── PROVIDED INFORMATION ──
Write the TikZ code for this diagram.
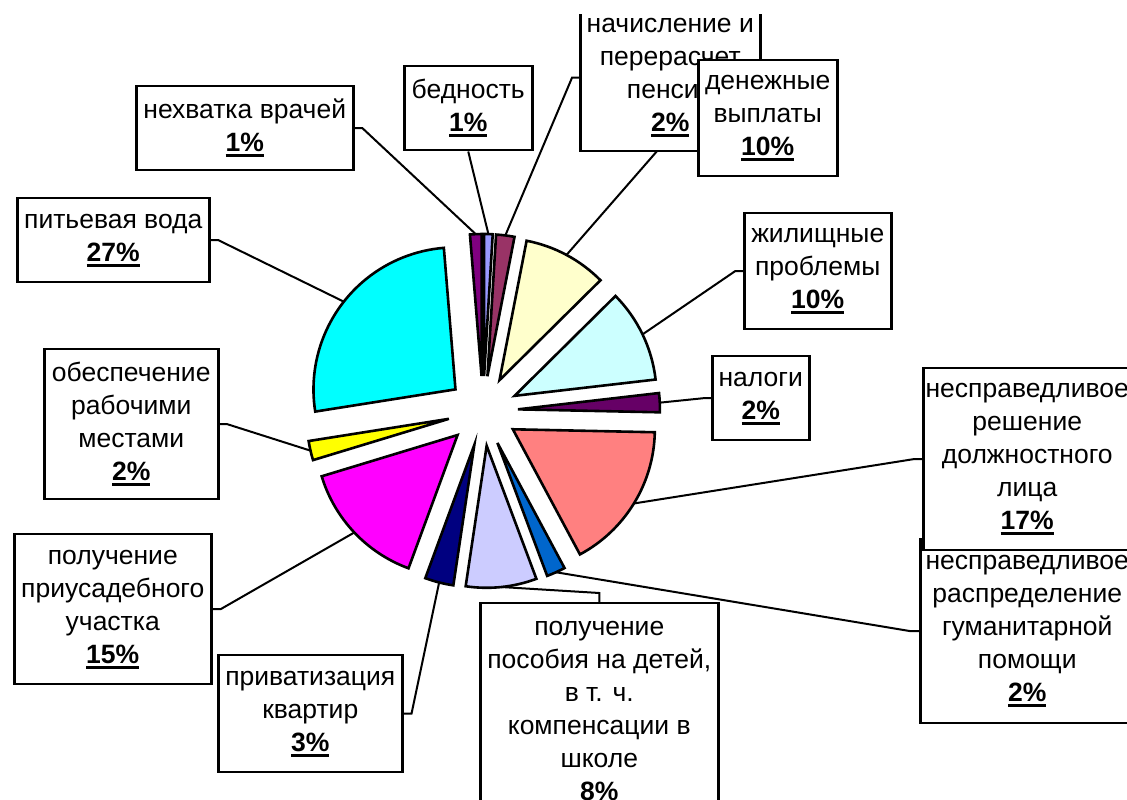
\documentclass[tikz,border=0pt]{standalone}
\usepackage{fontspec}
\setmainfont{Liberation Sans}
\usetikzlibrary{calc, backgrounds}
\definecolor{povertyblue}{HTML}{9999FF}
\definecolor{pensionmaroon}{HTML}{993366}
\definecolor{paylightyellow}{HTML}{FFFFCC}
\definecolor{houselightcyan}{HTML}{CCFFFF}
\definecolor{taxpurple}{HTML}{660066}
\definecolor{decisionsalmon}{HTML}{FF8080}
\definecolor{aidblue}{HTML}{0066CC}
\definecolor{benefitlavender}{HTML}{CCCCFF}
\definecolor{flatnavy}{HTML}{000080}
\definecolor{plotmagenta}{HTML}{FF00FF}
\definecolor{jobsyellow}{HTML}{FFFF00}
\definecolor{watercyan}{HTML}{00FFFF}
\definecolor{doctorpurple}{HTML}{800080}
\newcommand{\pctul}[1]{\setbox0\hbox{\textbf{#1}}\rlap{\rule[-5.5pt]{\wd0}{3pt}}\box0}

\begin{document}
\begin{tikzpicture}[x=1pt, y=1pt,
  lbl/.style={rectangle, draw=black, fill=white, line width=2.5pt, anchor=north west, align=center, inner sep=2pt, font=\fontsize{26.5}{33}\selectfont},
  slice/.style={draw=black, line width=2.6pt},
  leader/.style={draw=black, line width=2pt}
]
  \useasboundingbox (0,0) rectangle (1127,800);
  \clip (0,0) rectangle (1127,800);
  \coordinate (c) at (483,389);

  % Slices
  \foreach \a/\b/\col/\nm in {90/86.5/povertyblue/bednost, 86.5/79/pensionmaroon/pensii,
      79/44.7/paylightyellow/vyplaty, 44.7/6.6/houselightcyan/zhile, 6.6/-1.2/taxpurple/nalogi,
      -1.2/-61.8/decisionsalmon/reshenie, -61.8/-69.5/aidblue/gum, -69.5/-98.5/benefitlavender/posobie,
      -98.5/-110.2/flatnavy/kvartiry, -110.2/-163.1/plotmagenta/uchastok, -163.1/-171/jobsyellow/rabochie,
      -171/-265.3/watercyan/voda, -265.3/-270/doctorpurple/vrach}{
    \filldraw[slice, fill=\col] (c) ++({(\a+\b)/2}:35) -- ++(\a:142) arc (\a:\b:142) -- cycle;
    \coordinate (\nm-pt) at ($(c)+({(\a+\b)/2}:177)$);
  }

  % Labels
  \node[lbl, minimum width=217, minimum height=84] (vrach) at (135,715) {нехватка врачей\\\pctul{1\%}};
  \node[lbl, minimum width=128, minimum height=84] (bednost) at (403,735) {бедность\\\pctul{1\%}};
  \begin{scope}
    \clip (0,0) rectangle (1127,785);
    \node[lbl, minimum width=180, minimum height=147] (pensii) at (579,797) {начисление и\\перерасчет\\пенсий\\\pctul{2\%}};
  \end{scope}
  \node[lbl, minimum width=139, minimum height=116] (vyplaty) at (697,741) {денежные\\выплаты\\\pctul{10\%}};
  \node[lbl, minimum width=147, minimum height=116] (zhile) at (743,588) {жилищные\\проблемы\\\pctul{10\%}};
  \node[lbl, minimum width=97, minimum height=84] (nalogi) at (711,445) {налоги\\\pctul{2\%}};
  \node[lbl, minimum width=214, minimum height=184] (gum) at (919,262) {несправедливое\\распределение\\гуманитарной\\помощи\\\pctul{2\%}};
  \node[lbl, minimum width=208, minimum height=182] (reshenie) at (922,433) {несправедливое\\решение\\должностного\\лица\\\pctul{17\%}};
  \node[lbl, minimum width=238, minimum height=221] (posobie) at (479,198) {получение\\пособия на детей,\\в т. ч.\\компенсации в\\школе\\\pctul{8\%}};
  \node[lbl, minimum width=184, minimum height=117] (kvartiry) at (217,146) {приватизация\\квартир\\\pctul{3\%}};
  \node[lbl, minimum width=197, minimum height=150] (uchastok) at (13,267) {получение\\приусадебного\\участка\\\pctul{15\%}};
  \node[lbl, minimum width=174, minimum height=150] (rabochie) at (43,452) {обеспечение\\рабочими\\местами\\\pctul{2\%}};
  \node[lbl, minimum width=192, minimum height=84] (voda) at (16,603) {питьевая вода\\\pctul{27\%}};
  \coordinate (vyplaty-bend) at (658,650);

  % Leaders
  \begin{scope}[on background layer]
    \draw[leader] (vrach.east) -- ++(8,0) -- (vrach-pt);
    \draw[leader] (bednost.south) -- (bednost-pt);
    \draw[leader] (pensii.west) -- ++(-7,0) -- (pensii-pt);
    \draw[leader] (vyplaty.west) -- (vyplaty-bend) -- (vyplaty-pt);
    \draw[leader] (zhile.west) -- ++(-8,0) -- (zhile-pt);
    \draw[leader] (nalogi.west) -- ++(-8,0) -- (nalogi-pt);
    \draw[leader] (reshenie.west) -- ++(-9,0) -- (reshenie-pt);
    \draw[leader] (gum.west) -- ++(-8,0) -- (gum-pt);
    \draw[leader] (posobie.north) -- ++(0,9) -- (posobie-pt);
    \draw[leader] (kvartiry.east) -- ++(8,0) -- (kvartiry-pt);
    \draw[leader] (uchastok.east) -- ++(8,0) -- (uchastok-pt);
    \draw[leader] (rabochie.east) -- ++(8,0) -- (rabochie-pt);
    \draw[leader] (voda.east) -- ++(8,0) -- (voda-pt);
  \end{scope}
\end{tikzpicture}
\end{document}
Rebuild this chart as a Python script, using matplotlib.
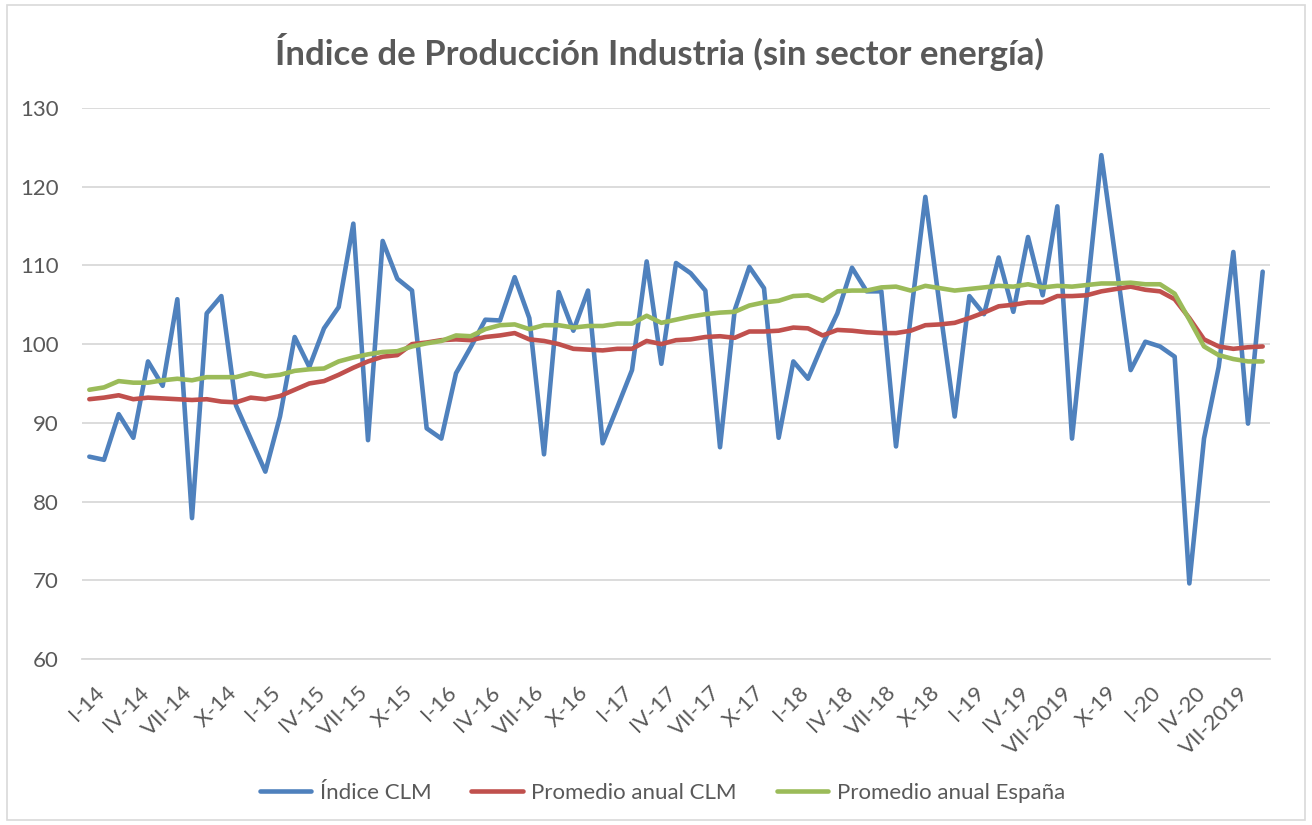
import numpy as np
import matplotlib
matplotlib.use("Agg")
import matplotlib.pyplot as plt
from matplotlib.patches import Rectangle
from matplotlib.transforms import ScaledTranslation

# monthly data, I-14 .. IX-20
indice_clm = [
    85.7, 85.3, 91.1, 88.1, 97.8, 94.7, 105.7, 77.9, 103.9, 106.1, 92.2, 88.0,
    83.8, 90.8, 100.9, 97.1, 102.0, 104.7, 115.3, 87.8, 113.1, 108.3, 106.8, 89.3,
    88.0, 96.3, 99.6, 103.1, 103.0, 108.5, 103.3, 86.0, 106.6, 101.7, 106.8, 87.4,
    92.0, 96.7, 110.5, 97.5, 110.3, 109.0, 106.8, 86.9, 104.3, 109.8, 107.1, 88.1,
    97.8, 95.6, 100.0, 103.9, 109.7, 106.7, 106.7, 87.0, 103.5, 118.7, 104.5, 90.8,
    106.1, 103.8, 111.0, 104.1, 113.6, 106.2, 117.5, 88.0, 106.0, 124.0, 110.4, 96.7,
    100.3, 99.7, 98.4, 69.6, 88.0, 97.1, 111.7, 89.9, 109.2,
]
promedio_clm = [
    93.0, 93.2, 93.5, 93.0, 93.2, 93.1, 93.0, 92.9, 93.0, 92.7, 92.6, 93.2,
    93.0, 93.4, 94.2, 95.0, 95.3, 96.1, 97.0, 97.8, 98.4, 98.6, 100.0, 100.2,
    100.5, 100.6, 100.5, 100.9, 101.1, 101.4, 100.6, 100.4, 100.0, 99.4, 99.3, 99.2,
    99.4, 99.4, 100.4, 100.0, 100.5, 100.6, 100.9, 101.0, 100.8, 101.6, 101.6, 101.7,
    102.1, 102.0, 101.1, 101.8, 101.7, 101.5, 101.4, 101.4, 101.7, 102.4, 102.5, 102.7,
    103.3, 104.0, 104.8, 105.0, 105.3, 105.3, 106.1, 106.1, 106.2, 106.7, 107.0, 107.3,
    106.9, 106.7, 105.7, 103.3, 100.6, 99.7, 99.4, 99.6, 99.7,
]
promedio_espana = [
    94.2, 94.5, 95.3, 95.1, 95.1, 95.4, 95.6, 95.4, 95.8, 95.8, 95.8, 96.3,
    95.9, 96.1, 96.6, 96.8, 96.9, 97.8, 98.3, 98.7, 99.0, 99.1, 99.7, 100.1,
    100.4, 101.1, 101.0, 101.9, 102.4, 102.5, 101.9, 102.4, 102.4, 102.1, 102.3, 102.3,
    102.6, 102.6, 103.6, 102.7, 103.1, 103.5, 103.8, 104.0, 104.1, 104.9, 105.3, 105.5,
    106.1, 106.2, 105.5, 106.7, 106.8, 106.8, 107.2, 107.3, 106.8, 107.4, 107.1, 106.8,
    107.0, 107.2, 107.4, 107.3, 107.6, 107.2, 107.4, 107.3, 107.5, 107.7, 107.7, 107.8,
    107.6, 107.6, 106.4, 103.1, 99.7, 98.6, 98.1, 97.8, 97.8,
]

tick_labels = [
    "I-14", "IV-14", "VII-14", "X-14", "I-15", "IV-15", "VII-15", "X-15",
    "I-16", "IV-16", "VII-16", "X-16", "I-17", "IV-17", "VII-17", "X-17",
    "I-18", "IV-18", "VII-18", "X-18", "I-19", "IV-19", "VII-2019", "X-19",
    "I-20", "IV-20", "VII-2019",
]

series_names = ["Índice CLM", "Promedio anual CLM", "Promedio anual España"]
colors = ["#4F81BD", "#C0504D", "#9BBB59"]

plt.rcParams["font.family"] = ["Lato", "DejaVu Sans"]
text_color = "#595959"
grid_color = "#D9D9D9"

fig = plt.figure(figsize=(13.12, 8.25), dpi=100)
ax = fig.add_axes([0.0625, 0.2012, 0.9055, 0.668])

x = np.arange(len(indice_clm))
for values, name, color in zip([indice_clm, promedio_clm, promedio_espana], series_names, colors):
    ax.plot(x, values, color=color, lw=3.3, label=name, solid_joinstyle="round", solid_capstyle="round")

ax.set_xlim(-0.5, len(x) - 0.5)
ax.set_ylim(60, 130)
ax.set_yticks(np.arange(60, 131, 10))
ax.yaxis.grid(True, color=grid_color, lw=1.3)
ax.set_axisbelow(True)
for s in ["top", "right", "left"]:
    ax.spines[s].set_visible(False)
ax.spines["bottom"].set_color(grid_color)
ax.spines["bottom"].set_linewidth(1.3)

ax.set_xticks(x[::3])
ax.set_xticklabels(tick_labels, rotation=45, ha="right", va="top", rotation_mode="anchor")
ax.tick_params(axis="x", length=0, pad=17, labelsize=16, labelcolor=text_color)
ax.tick_params(axis="y", length=0, pad=17, labelsize=16, labelcolor=text_color)
offset = ScaledTranslation(5 / 100, 0, fig.dpi_scale_trans)
for lab in ax.get_xticklabels():
    lab.set_transform(lab.get_transform() + offset)

fig.text(0.503, 0.937, "Índice de Producción Industria (sin sector energía)",
         ha="center", va="center", fontsize=25, fontweight="bold", color=text_color)

fig.legend(loc="center", bbox_to_anchor=(0.505, 0.039), ncol=3, frameon=False,
           fontsize=16, labelcolor=text_color, handlelength=2.3, columnspacing=1.8,
           handletextpad=0.4)

fig.patches.append(Rectangle((0.005, 0.006), 0.99, 0.988, transform=fig.transFigure,
                             fill=False, edgecolor=grid_color, lw=1.2))

fig.savefig("out.png", dpi=100)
───
### [WHAT YOU WILL DO]
Pictures excluded, repeat exactly the lines from the top of the material through the line with "(c) at (483,389);", including both of those lines.

### [IN RESPONSE]
Write the TikZ code for this diagram.
\documentclass[tikz,border=0pt]{standalone}
\usepackage{fontspec}
\setmainfont{Liberation Sans}
\usetikzlibrary{calc, backgrounds}
\definecolor{povertyblue}{HTML}{9999FF}
\definecolor{pensionmaroon}{HTML}{993366}
\definecolor{paylightyellow}{HTML}{FFFFCC}
\definecolor{houselightcyan}{HTML}{CCFFFF}
\definecolor{taxpurple}{HTML}{660066}
\definecolor{decisionsalmon}{HTML}{FF8080}
\definecolor{aidblue}{HTML}{0066CC}
\definecolor{benefitlavender}{HTML}{CCCCFF}
\definecolor{flatnavy}{HTML}{000080}
\definecolor{plotmagenta}{HTML}{FF00FF}
\definecolor{jobsyellow}{HTML}{FFFF00}
\definecolor{watercyan}{HTML}{00FFFF}
\definecolor{doctorpurple}{HTML}{800080}
\newcommand{\pctul}[1]{\setbox0\hbox{\textbf{#1}}\rlap{\rule[-5.5pt]{\wd0}{3pt}}\box0}

\begin{document}
\begin{tikzpicture}[x=1pt, y=1pt,
  lbl/.style={rectangle, draw=black, fill=white, line width=2.5pt, anchor=north west, align=center, inner sep=2pt, font=\fontsize{26.5}{33}\selectfont},
  slice/.style={draw=black, line width=2.6pt},
  leader/.style={draw=black, line width=2pt}
]
  \useasboundingbox (0,0) rectangle (1127,800);
  \clip (0,0) rectangle (1127,800);
  \coordinate (c) at (483,389);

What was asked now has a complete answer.